Saturday, May 16, 2009

New Wild Goose Chase Part I

Brick walls.  We all have them among our ancestors.  Wilson Parker Sr. is mine and, if you are reading this, maybe yours too.

According to the 1880 U.S. Census for Tainter, Dunn, Wisconsin, Mary Ann Belle (Parker) Harrington's father was born in Pennsylvania.  What kind of evidence is this?  It is tantamount to the children's game of "telephone."  What begins as one statement often transforms into a completely different statement on the other end of the line.  In our particular case, the results are particularly dubious because the birth information provided for Mary Ann Belle's husband's parents - a known data set - is incorrect.  The 1880 census indicates William C.D. Harrington's parents were both born in England when, in fact, neither his mother nor his father were born in England!  (The person who provided the information to the census taker may not have been a member of the family.)

The information in this census serves as a perfect illustration of why census results in general should be taken with a grain of salt, especially when they refer to events far removed in time from the actual census date (nearly 100 years in the case of Wilson Parker's birth).  In truth, the same is true of any data the family researcher may come across and is not limited to the U.S. Census.

Aside
Speaking of grains of salt, its, many times, far easier to prove a given statement by contradiction than by a direct attack.  In other words, one looks to prove a statement that would lead to a logical contradiction, such as ".... Therefore, Henry Jones was born in the town of Duxbury in Massachusetts and Henry Jones was born in the town of Westmoreland in New Hampshire," a logical impossibility if one is talking about a unique individual, thus proving the statement contrary to one set out to prove true.

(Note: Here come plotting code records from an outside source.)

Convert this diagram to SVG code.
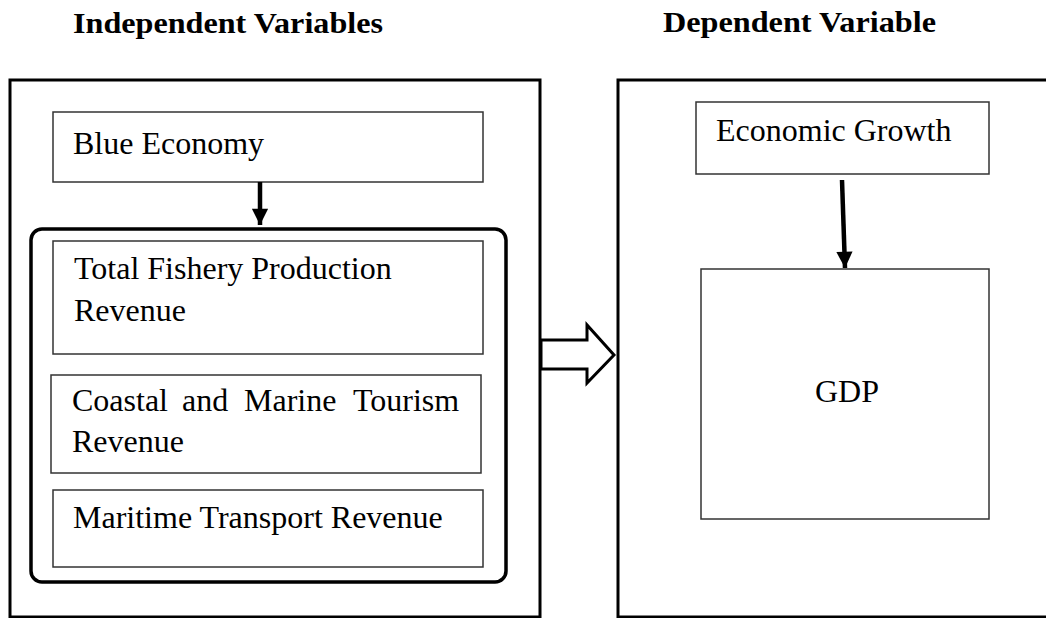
<svg xmlns="http://www.w3.org/2000/svg" width="1046" height="618" viewBox="0 0 1046 618">
<defs>
<style>
.t{font-family:"Liberation Serif","Times New Roman",serif;font-size:32px;fill:#000}
.h{font-family:"Liberation Serif","Times New Roman",serif;font-size:30px;font-weight:bold;fill:#000}
.outer{fill:none;stroke:#000;stroke-width:3}
.box{fill:#fff;stroke:#333;stroke-width:1.5}
.group{fill:none;stroke:#000;stroke-width:3.5}
.arr{stroke:#000;stroke-width:4.5;fill:none}
</style>
<marker id="ah" viewBox="0 0 10 10" refX="10" refY="5" markerWidth="4" markerHeight="3.6" markerUnits="strokeWidth" orient="auto">
<path d="M0,0 L10,5 L0,10 Z" fill="#000"/>
</marker>
</defs>
<rect width="1046" height="618" fill="#fff"/>
<text class="h" x="73" y="33" textLength="310" lengthAdjust="spacingAndGlyphs">Independent Variables</text>
<text class="h" x="663" y="32" textLength="273" lengthAdjust="spacingAndGlyphs">Dependent Variable</text>
<g id="independent">
<rect class="outer" x="10" y="80" width="530" height="537"/>
</g>
<g id="dependent">
<rect class="outer" x="618" y="80" width="440" height="537"/>
</g>
<g id="blue-economy">
<rect class="box" x="53" y="112" width="430" height="70"/>
<text class="t" x="73" y="154">Blue Economy</text>
</g>
<g id="components">
<rect class="group" x="31" y="229" width="475" height="353" rx="11"/>
</g>
<g id="fishery">
<rect class="box" x="53" y="241" width="430" height="113"/>
<text class="t" x="74" y="279">Total Fishery Production</text>
<text class="t" x="74" y="321">Revenue</text>
</g>
<g id="tourism">
<rect class="box" x="51" y="375" width="430" height="98"/>
<text class="t" y="411"><tspan x="72">Coastal</tspan><tspan x="182">and</tspan><tspan x="244">Marine</tspan><tspan x="353">Tourism</tspan></text>
<text class="t" x="72" y="452">Revenue</text>
</g>
<g id="maritime">
<rect class="box" x="53" y="490" width="430" height="77"/>
<text class="t" x="73" y="528">Maritime Transport Revenue</text>
</g>
<g id="economic-growth">
<rect class="box" x="696" y="102" width="293" height="72"/>
<text class="t" x="716" y="141">Economic Growth</text>
</g>
<g id="gdp">
<rect class="box" x="701" y="269" width="288" height="250"/>
<text class="t" x="847" y="402" text-anchor="middle">GDP</text>
</g>
<g id="connectors">
<line class="arr" x1="260" y1="182" x2="260" y2="225" marker-end="url(#ah)"/>
<line class="arr" x1="842" y1="180" x2="845" y2="268" marker-end="url(#ah)"/>
<polygon points="541,340 587,340 587,325 614,355 587,383 587,369 541,369" fill="#fff" stroke="#000" stroke-width="3" stroke-linejoin="miter"/>
</g>
</svg>
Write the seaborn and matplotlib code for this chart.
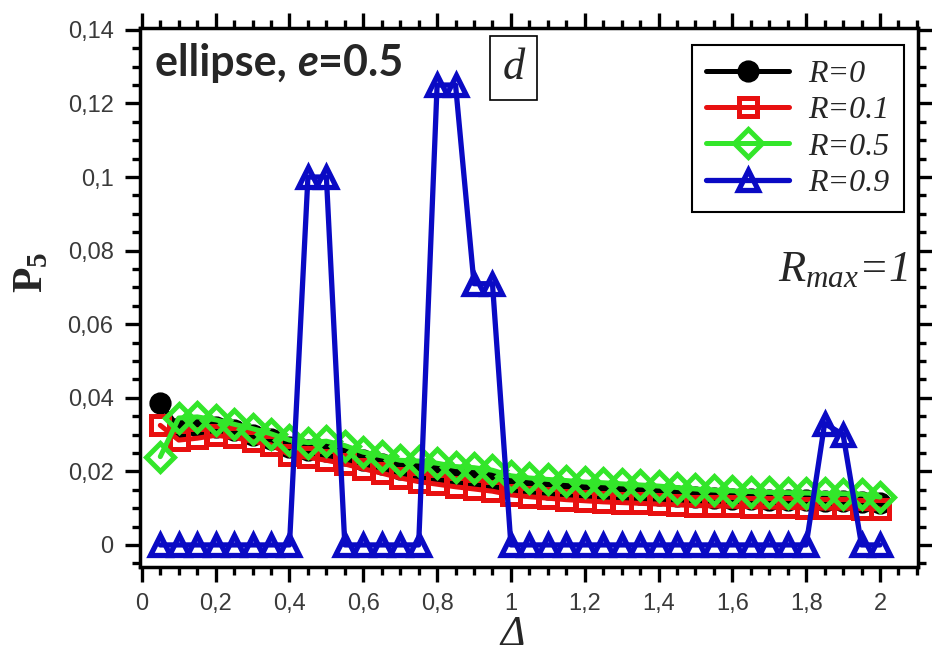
import numpy as np
import pandas as pd
import seaborn as sns
import matplotlib.pyplot as plt
from matplotlib.patches import Rectangle
from matplotlib.ticker import FixedLocator, FixedFormatter, MultipleLocator

# ---------------- data ----------------
delta = [0.05, 0.10, 0.15, 0.20, 0.25, 0.30, 0.35, 0.40, 0.45, 0.50,
         0.55, 0.60, 0.65, 0.70, 0.75, 0.80, 0.85, 0.90, 0.95, 1.00,
         1.05, 1.10, 1.15, 1.20, 1.25, 1.30, 1.35, 1.40, 1.45, 1.50,
         1.55, 1.60, 1.65, 1.70, 1.75, 1.80, 1.85, 1.90, 1.95, 2.00]

p5_R0 = [0.0385, 0.0318, 0.0322, 0.0320, 0.0312, 0.0300, 0.0288, 0.0265, 0.0258, 0.0256,
         0.0245, 0.0230, 0.0220, 0.0206, 0.0200, 0.0193, 0.0186, 0.0181, 0.0175, 0.0162,
         0.0157, 0.0153, 0.0149, 0.0146, 0.0143, 0.0140, 0.0138, 0.0136, 0.0133, 0.0130,
         0.0128, 0.0126, 0.0125, 0.0123, 0.0122, 0.0121, 0.0120, 0.0120, 0.0118, 0.0115]

p5_R01 = [0.0325, 0.0285, 0.0290, 0.0298, 0.0292, 0.0282, 0.0272, 0.0245, 0.0238, 0.0230,
          0.0220, 0.0207, 0.0195, 0.0182, 0.0172, 0.0165, 0.0158, 0.0152, 0.0146, 0.0136,
          0.0131, 0.0127, 0.0123, 0.0120, 0.0117, 0.0115, 0.0113, 0.0111, 0.0109, 0.0107,
          0.0106, 0.0105, 0.0104, 0.0103, 0.0102, 0.0101, 0.0100, 0.0100, 0.0099, 0.0098]

p5_R05 = [0.0240, 0.0345, 0.0348, 0.0340, 0.0328, 0.0316, 0.0302, 0.0285, 0.0278, 0.0282,
          0.0270, 0.0252, 0.0242, 0.0230, 0.0228, 0.0222, 0.0213, 0.0210, 0.0203, 0.0188,
          0.0182, 0.0178, 0.0175, 0.0171, 0.0169, 0.0166, 0.0163, 0.0160, 0.0156, 0.0152,
          0.0149, 0.0147, 0.0145, 0.0143, 0.0142, 0.0141, 0.0140, 0.0139, 0.0138, 0.0130]

p5_R09 = [0.0, 0.0, 0.0, 0.0, 0.0, 0.0, 0.0, 0.0, 0.100, 0.100,
          0.0, 0.0, 0.0, 0.0, 0.0, 0.125, 0.125, 0.071, 0.071, 0.0,
          0.0, 0.0, 0.0, 0.0, 0.0, 0.0, 0.0, 0.0, 0.0, 0.0,
          0.0, 0.0, 0.0, 0.0, 0.0, 0.0, 0.033, 0.030, 0.0, 0.0]

series_labels = ["R=0", "R=0.1", "R=0.5", "R=0.9"]

xticks = [0, 0.2, 0.4, 0.6, 0.8, 1.0, 1.2, 1.4, 1.6, 1.8, 2.0]
xticklabels = ["0", "0,2", "0,4", "0,6", "0,8", "1", "1,2", "1,4", "1,6", "1,8", "2"]
yticks = [0, 0.02, 0.04, 0.06, 0.08, 0.10, 0.12, 0.14]
yticklabels = ["0", "0,02", "0,04", "0,06", "0,08", "0,1", "0,12", "0,14"]

# ---------------- style ----------------
sns.set_style("ticks")
plt.rcParams["font.family"] = ["Liberation Sans Narrow", "Liberation Sans", "DejaVu Sans"]
plt.rcParams["mathtext.fontset"] = "custom"
plt.rcParams["mathtext.it"] = "Liberation Serif:italic"
plt.rcParams["mathtext.rm"] = "Liberation Serif:italic"
plt.rcParams["mathtext.bf"] = "Liberation Serif:bold"

fig = plt.figure(figsize=(9.32, 6.56), dpi=100)
fig.patch.set_facecolor("white")
ax = fig.add_axes([140 / 932, 1 - 567 / 656, 778 / 932, 539 / 656])

styles = [
    dict(color="#000000", marker="o", mfc="#000000", ms=14, mew=2.0, lw=3.6),
    dict(color="#e81010", marker="s", mfc="none", ms=12.5, mew=3.6, lw=3.6),
    dict(color="#33e62a", marker="D", mfc="none", ms=14, mew=3.6, lw=3.6),
    dict(color="#0a0ac4", marker="^", mfc="none", ms=14, mew=3.8, lw=3.8),
]
all_series = [p5_R0, p5_R01, p5_R05, p5_R09]

for lab, yv, st in zip(series_labels, all_series, styles):
    df = pd.DataFrame({"delta": delta, "P5": yv})
    sns.lineplot(data=df, x="delta", y="P5", ax=ax, color=st["color"],
                 marker=st["marker"], markersize=st["ms"],
                 markerfacecolor=st["mfc"], markeredgecolor=st["color"],
                 markeredgewidth=st["mew"], linewidth=st["lw"],
                 label=lab, legend=False)

ax.set_xlim(-0.005, 2.103)
ax.set_ylim(-0.006, 0.1405)

ax.xaxis.set_major_locator(FixedLocator(xticks))
ax.xaxis.set_major_formatter(FixedFormatter(xticklabels))
ax.xaxis.set_minor_locator(MultipleLocator(0.05))
ax.yaxis.set_major_locator(FixedLocator(yticks))
ax.yaxis.set_major_formatter(FixedFormatter(yticklabels))
ax.yaxis.set_minor_locator(MultipleLocator(0.005))

for sp in ax.spines.values():
    sp.set_linewidth(2.5)
    sp.set_color("black")
    sp.set_visible(True)

ax.tick_params(which="both", direction="out", top=True, right=True,
               width=2.4, color="black")
ax.tick_params(which="major", length=11, pad=8, labelsize=17, labelcolor="#3a3a3a")
ax.tick_params(which="minor", length=6)

ax.set_xlabel("Δ", fontsize=30, family="Liberation Serif", style="italic", va="center")
ax.xaxis.set_label_coords(0.479, -0.125)
ax.set_ylabel(r"$\mathbf{P_5}$", fontsize=30, va="center")
ax.yaxis.set_label_coords(-0.14, 0.547)

# legend
handles = ax.get_lines()[:4]
leg = ax.legend(handles, series_labels, loc="upper left",
                bbox_to_anchor=(692 / 932, 1 - 45 / 656),
                bbox_transform=fig.transFigure, borderaxespad=0,
                frameon=True, fancybox=False, shadow=False, numpoints=1,
                prop={"family": "Liberation Serif", "style": "italic", "size": 23},
                handlelength=2.6, handletextpad=0.6, labelspacing=0.22,
                borderpad=0.45)
leg.get_frame().set_edgecolor("black")
leg.get_frame().set_linewidth(1.5)
leg.get_frame().set_alpha(1)

# annotations
fs_title = 31
t1 = fig.text(155 / 932, 1 - 63 / 656, "ellipse, ", fontsize=fs_title, fontweight="bold",
              family="Lato", va="center", ha="left")
t2 = ax.annotate("e", xy=(1, 0), xycoords=t1, va="bottom", ha="left",
                 fontsize=fs_title, fontweight="bold", style="italic", family="Lato")
t3 = ax.annotate("=0.5", xy=(1, 0), xycoords=t2, va="bottom", ha="left",
                 fontsize=fs_title, fontweight="bold", family="Lato")

fig.patches.append(Rectangle((490 / 932, 1 - 100 / 656), 47 / 932, 64 / 656,
                             transform=fig.transFigure, fill=True, facecolor="white",
                             edgecolor="black", linewidth=1.2, zorder=5))
fig.text(513.5 / 932, 1 - 68 / 656, "d", fontsize=32, family="Liberation Serif",
         style="italic", ha="center", va="center", zorder=6)

fig.text(843 / 932, 1 - 270 / 656, r"$R_{max}$=1", fontsize=32,
         family="Liberation Serif", style="italic", ha="center", va="center")

fig.savefig("out.png", dpi=100)
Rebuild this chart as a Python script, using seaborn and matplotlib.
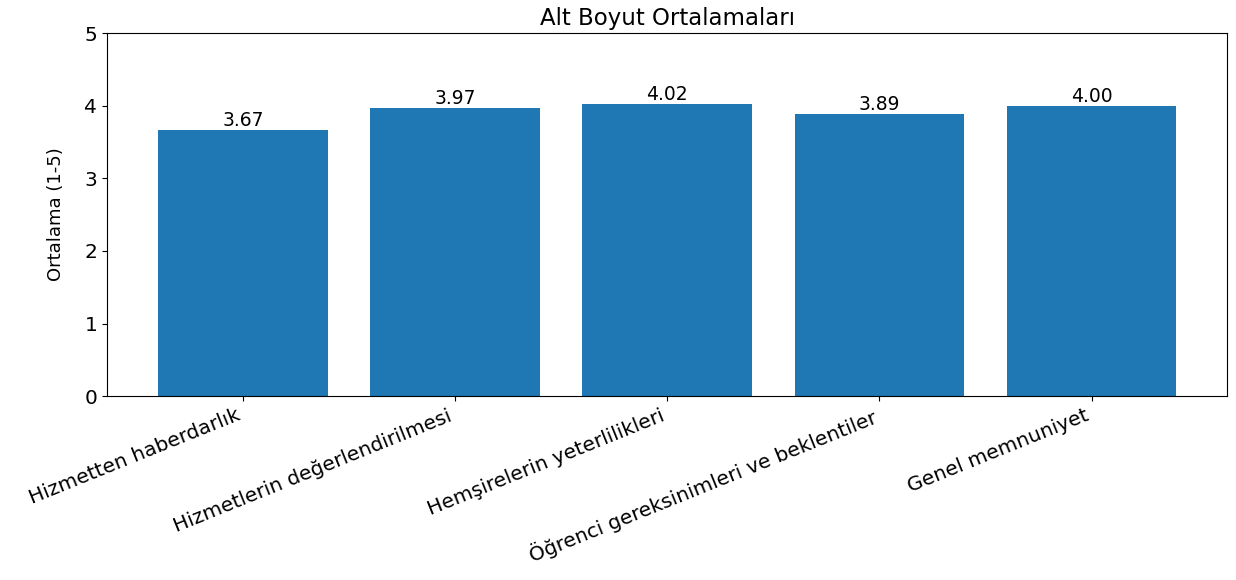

To simplify matters, such a "proof" looks something like this:

Suppose A is true [where "not A"=B]...
Then C and D are true.
But C and D cannot both be true.
Therefore, "not A."
Thus B is true.
The argument by contradiction, despite its seemingly unnecessary mental gymnastics in the eyes of those not versed in philosophical logic or mathematical proof, is, in practice, quite simple to construct... in most cases.  End aside.